Brandanschlag: Brennende Gebetsteppiche

Nach einem Brand an der Hochschule für Angewandte Wissenschaften ermittelt die Polizei wegen des Verdachts auf Brandstiftung.

Gehören zum muslimischen Gebet dazu: Teppiche Bild: dpa

Weil an der Hochschule für Angewandte Wissenschaften (HAW) Gebetsteppiche brannten, ermittelt nun die Polizei wegen des Verdachts auf Brandstiftung. Das Feuer war am 12. Juni im Keller des Maschinenbau-Gebäudes ausgebrochen, wo ein Karton mit Gebetsteppichen muslimischer Studierender stand. Das Gebäude musste evakuiert werden.

„Ich war schockiert, als ich das erfahren habe“, sagt Alireza Jobrani*. Der Maschinenbau-Student war gerade in der Bibliothek, als der Feueralarm ausausgelöst wurde. Auch sein Gebetsteppich verbrannte. „Es ist offensichtlich, dass hinter der Tat ein islamfeindliches Motiv steht“, sagt Jobrani.

Viele muslimische Studierende an der HAW ziehen sich für ihr Gebet in die Flure im Keller des Maschinenbau-Gebäudes zurück. Einen „Raum der Stille“ wie ihn die Universität Hamburg für gläubige Studierende eingerichtet hat, gibt es an der HAW nicht. Kein Platz, lautet die Erklärung der Hochschule.

Die Hochschule für Angewandte Wissenschaften (HAW) wurde 1970 als eine der ersten deutschen Fachhochschulen gegründet.

Rund 16.000 Menschen studieren derzeit an der HAW, davon 13 Prozent ausländischer Herkunft.

Für muslimische Studierende gibt es - anders als an der Universität Hamburg - keinen speziellen Raum, wo sie sich für das Gebet zurückziehen könnten. Einige von ihnen gehen dafür in die nahegelegenen Moscheen von St. Georg. Viele nutzen leerstehende Klassenräume für ein paar Minuten Ruhe, andere beten zwischen den Gängen in der Bibliothek, oder im Keller des Maschinenbau-Gebäudes.

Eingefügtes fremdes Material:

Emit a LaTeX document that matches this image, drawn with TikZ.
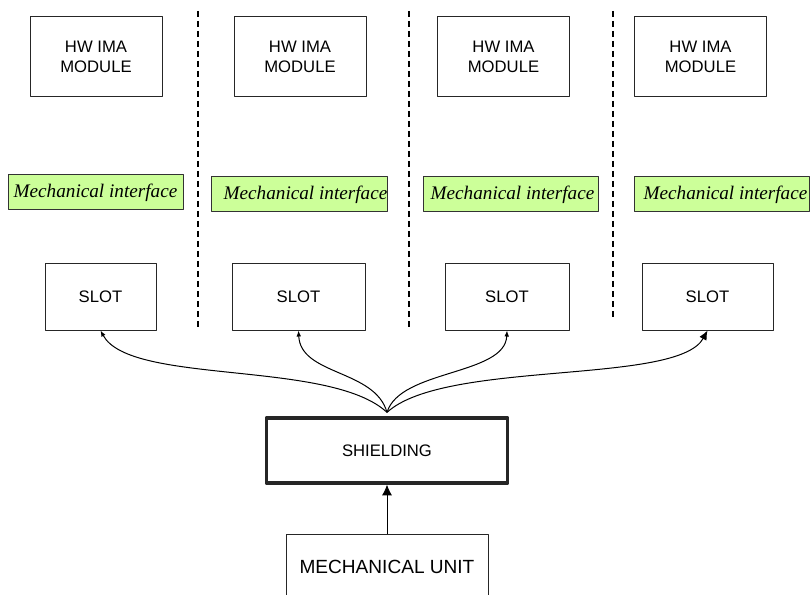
\documentclass[tikz,border=0pt]{standalone}
\usepackage{fontspec}
\setmainfont{Liberation Sans}
\newfontfamily\timesfont{Liberation Serif}
\usetikzlibrary{arrows.meta}
\definecolor{ifacegreen}{RGB}{204,255,153}
\begin{document}
\begin{tikzpicture}[x=0.75pt,y=-0.75pt,line join=round,
  box/.style={draw=black!85,line width=0.75pt,inner sep=0pt,align=center,font=\fontsize{12.5}{14.5}\selectfont},
  iface/.style={draw=black!80,fill=ifacegreen,line width=0.75pt,inner sep=0pt,minimum width=131.25pt,minimum height=26.25pt,font=\timesfont\itshape\fontsize{14.4}{17}\selectfont},
  sep/.style={dashed,dash pattern=on 4.5pt off 3pt,line width=1.1pt},
  tipsmall/.style={-{Latex[length=4.5pt,width=3.5pt]}},
  tipbig/.style={-{Latex[length=7pt,width=6pt]}}]
\useasboundingbox (0,0) rectangle (810,595);
\clip (0,0) rectangle (810,595);
\foreach \x/\yb in {198/330,409/330,613/318}{
\draw[sep] (\x,11)--(\x,\yb);
}
\foreach \hx/\mx/\my/\tx/\sx/\sw [count=\i from 1] in {96/95.5/192.5/0/100.5/83.25, 300/299.5/194.5/9/298.5/99.75, 503.5/510.5/194.5/3/507/93, 700.5/721.5/194.5/6/707.5/98.25}{
\node[box,minimum width=99pt,minimum height=60pt] (hw\i) at (\hx,57) {HW IMA\\MODULE};
\node[iface] (mi\i) at (\mx,\my) {\hspace*{\tx pt}Mechanical interface};
\node[box,minimum width=\sw pt,minimum height=49.5pt] (sl\i) at (\sx,297) {SLOT};
}
\node[box,line width=2.7pt,minimum width=181pt,minimum height=48.5pt] (sh) at (387,450.5) {SHIELDING};
\node[box,minimum width=151.5pt,minimum height=49.5pt,font=\fontsize{14.3}{17}\selectfont] (mu) at (387,567) {MECHANICAL UNIT};
\coordinate (jn) at ([yshift=3pt]sh.north);
\foreach \i/\ax/\ay/\bx/\by/\tip in {1/-57/-53/30/55/tipsmall, 2/-12/-43/2/45/tipsmall, 3/13/-43/-2/45/tipsmall, 4/58/-53/-30/55/tipbig}{
\draw[\tip,line width=0.75pt] (jn) .. controls +(\ax,\ay) and +(\bx,\by) .. (sl\i.south);
}
\draw[-{Latex[length=8pt,width=7.5pt]},line width=0.75pt] (mu.north)--(sh.south);
\end{tikzpicture}
\end{document}
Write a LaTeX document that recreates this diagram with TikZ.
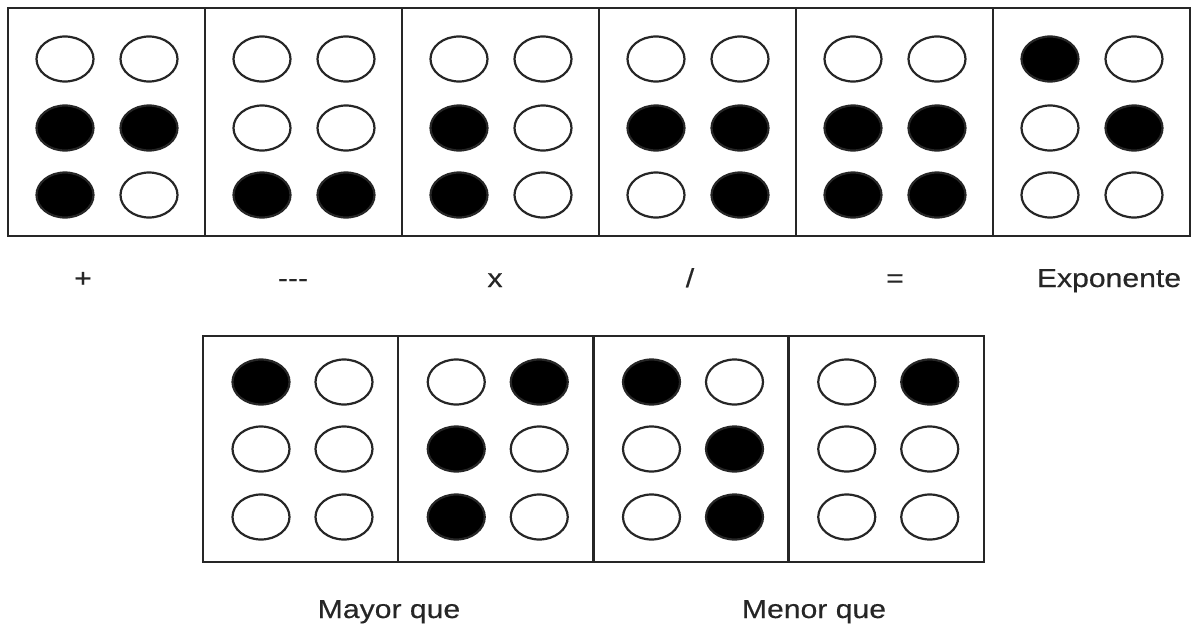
\documentclass[tikz,border=0pt]{standalone}
\usepackage{fontspec}
\setmainfont[FakeStretch=1.16,FakeBold=0.4]{Liberation Sans}
\usetikzlibrary{shapes.geometric}
\definecolor{d0}{RGB}{255,255,255}
\definecolor{d1}{RGB}{0,0,0}
\begin{document}
\begin{tikzpicture}[x=1pt,y=-1pt,
  cellbox/.style={draw=black!85, line width=2.5pt, inner sep=0pt},
  dot/.style={ellipse, draw=black!85, line width=2.2pt, minimum width=57pt, minimum height=45pt, inner sep=0pt},
  lbl/.style={font=\fontsize{26}{30}\selectfont, text=black!85, inner sep=0pt, anchor=base}]
\useasboundingbox (0,0) rectangle (1197,629);
% top row
\foreach \p [count=\i from 0] in {{0,0,1,1,1,0},{0,0,0,0,1,1},{0,0,1,0,1,0},{0,0,1,1,0,1},{0,0,1,1,1,1},{1,0,0,1,0,0}}{
  \pgfmathsetmacro{\xl}{8+197*\i}
  \node[cellbox, minimum width=197pt, minimum height=228pt] (t\i) at (\xl+98.5,122) {};
  \foreach \f [count=\k from 0] in \p {
    \pgfmathtruncatemacro{\r}{int(\k/2)}
    \pgfmathtruncatemacro{\c}{mod(\k,2)}
    \pgfmathsetmacro{\yy}{\r==0 ? 59 : (\r==1 ? 128 : 195)}
    \node[dot, fill=d\f] (t\i-\k) at (\xl+57+84*\c,\yy) {};
  }
}
% bottom row
\foreach \p [count=\i from 0] in {{1,0,0,0,0,0},{0,1,1,0,1,0},{1,0,0,1,0,1},{0,1,0,0,0,0}}{
  \pgfmathsetmacro{\xl}{203+195.25*\i}
  \node[cellbox, minimum width=195.25pt, minimum height=226pt] (b\i) at (\xl+97.6,449) {};
  \foreach \f [count=\k from 0] in \p {
    \pgfmathtruncatemacro{\r}{int(\k/2)}
    \pgfmathtruncatemacro{\c}{mod(\k,2)}
    \pgfmathsetmacro{\yy}{\r==0 ? 382 : (\r==1 ? 449 : 517)}
    \node[dot, fill=d\f] (b\i-\k) at (\xl+58+83*\c,\yy) {};
  }
}
% labels
\node[lbl] (l1) at (83,287) {+};
\node[lbl] (l2) at (293,287) {-{}-{}-};
\node[lbl] (l3) at (495,287) {x};
\node[lbl] (l4) at (690,287) {/};
\node[lbl] (l5) at (895,287) {=};
\node[lbl] (l6) at (1109,287) {Exponente};
\node[lbl] (l7) at (389,618) {Mayor que};
\node[lbl] (l8) at (814,618) {Menor que};
\end{tikzpicture}
\end{document}
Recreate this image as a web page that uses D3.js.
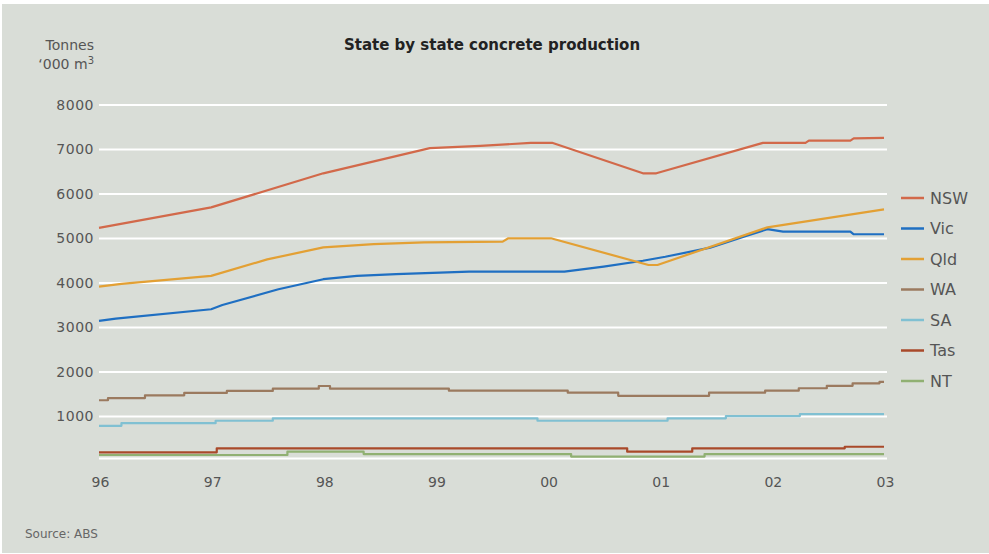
<!DOCTYPE html>
<html>
<head>
<meta charset="utf-8">
<script src="https://cdn.jsdelivr.net/npm/d3@7"></script>
<style>
  html, body { margin: 0; padding: 0; background: #ffffff; }
  svg { display: block; }
  text { font-family: "DejaVu Sans", "Liberation Sans", sans-serif; }
</style>
</head>
<body>
<svg id="chart" width="989" height="554"></svg>
<script>
// ---------- data ----------
const years = [1996, 1997, 1998, 1999, 2000, 2001, 2002, 2003];
const xTickLabels = ["96", "97", "98", "99", "00", "01", "02", "03"];
const yTicks = [1000, 2000, 3000, 4000, 5000, 6000, 7000, 8000];
const yTickLabels = ["1000", "2000", "3000", "4000", "5000", "6000", "7000", "8000"];
const states = ["NSW", "Vic", "Qld", "WA", "SA", "Tas", "NT"];

// [year, '000 m3]
const NSW = [[1996,5240],[1997,5700],[1998,6465],[1998.95,7030],[1999.4,7080],[1999.85,7150],[2000.04,7150],[2000.85,6465],[2000.97,6465],[2001.92,7150],[2002.3,7150],[2002.33,7200],[2002.7,7200],[2002.73,7250],[2003,7260]];
const Vic = [[1996,3150],[1996.15,3200],[1997,3410],[1997.1,3505],[1997.6,3860],[1998,4085],[1998.3,4160],[1998.65,4200],[1999.3,4255],[2000.15,4255],[2000.5,4370],[2000.85,4500],[2001.05,4590],[2001.45,4795],[2001.75,5040],[2001.96,5210],[2002.1,5155],[2002.7,5155],[2002.73,5095],[2003,5095]];
const Qld = [[1996,3920],[1996.2,3980],[1997,4160],[1997.5,4530],[1998,4800],[1998.45,4875],[1998.9,4915],[1999.6,4930],[1999.65,5005],[2000.03,5005],[2000.9,4405],[2000.98,4405],[2001.96,5250],[2003,5655]];
const WA = [[1996,1365],[1996.08,1415],[1996.41,1475],[1996.76,1530],[1997.14,1575],[1997.55,1625],[1997.96,1685],[1998.06,1625],[1999.12,1580],[2000.18,1535],[2000.63,1465],[2001.44,1535],[2001.94,1580],[2002.24,1635],[2002.49,1690],[2002.72,1745],[2002.96,1780],[2003,1780]];
const SA = [[1996,790],[1996.2,850],[1997.04,905],[1997.55,960],[1999.91,905],[2001.07,960],[2001.59,1010],[2002.25,1055],[2003,1055]];
const Tas = [[1996,195],[1997.05,285],[2000.71,210],[2001.29,285],[2002.65,320],[2003,320]];
const NT = [[1996,135],[1997.68,210],[1998.36,155],[2000.21,100],[2001.4,155],[2003,155]];

const seriesData = { NSW, Vic, Qld, WA, SA, Tas, NT };
const colors = { NSW: "#d2694a", Vic: "#1f6fc2", Qld: "#e3a034", WA: "#9b7a5f", SA: "#80c0d2", Tas: "#a9492a", NT: "#90b072" };
const stepped = { NSW: false, Vic: false, Qld: false, WA: true, SA: true, Tas: true, NT: true };
const drawOrder = ["NT", "Tas", "SA", "WA", "Vic", "Qld", "NSW"];

// ---------- chart ----------
const svg = d3.select("#chart");

svg.append("rect").attr("x", 2).attr("y", 4).attr("width", 987).attr("height", 549).attr("fill", "#d9ddd7");

const x = d3.scaleLinear().domain([1996, 2003]).range([99, 884]);
const y = d3.scaleLinear().domain([0, 8000]).range([461, 105]);

// gridlines
const grid = svg.append("g");
grid.selectAll("line.g").data(yTicks).join("line")
  .attr("x1", x(1996)).attr("x2", x(2003) + 3)
  .attr("y1", d => y(d)).attr("y2", d => y(d))
  .attr("stroke", "#ffffff").attr("stroke-width", 2);
// baseline
grid.append("line")
  .attr("x1", x(1996)).attr("x2", x(2003) + 3)
  .attr("y1", y(0) - 2.5).attr("y2", y(0) - 2.5)
  .attr("stroke", "#ffffff").attr("stroke-width", 2);

// y axis labels
const yAxis = d3.axisLeft(y).tickValues(yTicks).tickSize(0).tickPadding(0)
  .tickFormat((d, i) => yTickLabels[i]);
const yg = svg.append("g").attr("transform", "translate(94,0)").call(yAxis);
yg.select(".domain").remove();
yg.selectAll("text").attr("font-size", 14).attr("fill", "#555").attr("letter-spacing", 0.5)
  .attr("font-family", "DejaVu Sans, sans-serif");

// x axis labels
const xAxis = d3.axisBottom(x).tickValues(years).tickSize(0).tickPadding(0)
  .tickFormat((d, i) => xTickLabels[i]);
const xg = svg.append("g").attr("transform", "translate(1,477)").call(xAxis);
xg.select(".domain").remove();
xg.selectAll("text").attr("font-size", 14).attr("fill", "#555")
  .attr("font-family", "DejaVu Sans, sans-serif");

// lines
const lineLinear = d3.line().x(d => x(d[0])).y(d => y(d[1]));
const lineStep = d3.line().x(d => x(d[0])).y(d => y(d[1])).curve(d3.curveStepAfter);

svg.append("g").selectAll("path").data(drawOrder).join("path")
  .attr("d", k => (stepped[k] ? lineStep : lineLinear)(seriesData[k]))
  .attr("fill", "none")
  .attr("stroke", k => colors[k])
  .attr("stroke-width", 2.2)
  .attr("stroke-linejoin", "round");

// legend
const legend = svg.append("g");
const ly = d3.scalePoint().domain(states).range([198, 381]);
legend.selectAll("line").data(states).join("line")
  .attr("x1", 901).attr("x2", 924)
  .attr("y1", d => ly(d)).attr("y2", d => ly(d))
  .attr("stroke", d => colors[d]).attr("stroke-width", 2.5);
legend.selectAll("text").data(states).join("text")
  .attr("x", 930).attr("y", d => ly(d)).attr("dy", "0.36em")
  .attr("font-size", 16).attr("fill", "#555")
  .text(d => d);

// title
svg.append("text").attr("x", 492).attr("y", 50).attr("text-anchor", "middle")
  .attr("font-size", 15).attr("font-weight", "bold").attr("fill", "#222")
  .text("State by state concrete production");

// unit label
svg.append("text").attr("x", 94).attr("y", 50).attr("text-anchor", "end")
  .attr("font-size", 14).attr("fill", "#555").text("Tonnes");
const unit = svg.append("text").attr("x", 94).attr("y", 69).attr("text-anchor", "end")
  .attr("font-size", 14).attr("fill", "#555");
unit.append("tspan").text("\u2018000 m");
unit.append("tspan").attr("dy", -5).attr("font-size", 10).text("3");

// source
svg.append("text").attr("x", 25).attr("y", 538)
  .attr("font-size", 12).attr("fill", "#666").text("Source: ABS");
</script>
</body>
</html>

Als Jobrani sich bei der Hochschule wegen des Falles kundig machen wollte, antwortete ihm der Kanzler Bernd Klöver. Offenbar hatte der Hausmeister einen betenden Studierenden kurz vor dem Brand noch darauf hingewiesen, die Gebetsteppiche nicht im Flur abzustellen, sondern mitzunehmen. Der Grund: Brandgefahr. Eine halbe Stunde später ging der Feueralarm los, die Feuerwehr musste das Feuer löschen.

„Wir haben keinerlei Anhaltspunkte, dass der Brand einen islamfeindlichen Hintergrund hat“, sagt Klöver. Er weist darauf hin, dass es sonst keinerlei islamfeindliche Tendenzen an der Hochschule gebe. Welches Motiv sonst hinter der Tat stehen könnte, dazu will er sich nicht äußern: „Wir warten die Ermittlungen der Polizei ab.“

Was weder der Student noch Kanzler Klöver zu dem Zeitpunkt wussten: Schon Tage zuvor, am Freitag den 6. Juni, wären die Gebetsteppiche beinahe verbrannt. Dies schreibt der Allgemeine Studierendenausschuss (Asta) in einer Stellungnahme. Das Feuer sei allerdings von einem Mitarbeiter der HAW rechtzeitig gelöscht worden.

Jobrani sitzt der Schock noch in den Knochen. Die Tage direkt nach dem Brand fühlte er sich fremd, wenn er durch die Hochschule ging. „Man weiß nicht, was man von seinen Mitstudenten denken soll“, sagt er. „Die Gesellschaft fordert von uns, dass wir uns integrieren. Aber wie können wir uns in eine Gesellschaft integrieren, die uns nicht akzeptiert?“

Zum Beten geht er im Moment in eine nahe gelegene Moschee in St. Georg. „Jetzt in der Lernphase geht das“, sagt er. „Wenn Prüfungszeit ist, kann ich aber unmöglich mal schnell in die Moschee, um drei Minuten zu beten.“

Um die muslimischen Studierenden zu unterstützen, hat der Asta eine Spendenkasse in der Mensa aufgestellt. Die HAW plant eine Informationsveranstaltung für die Studierenden, um auf ihre „weltanschauliche Neutralität“ hinzuweisen.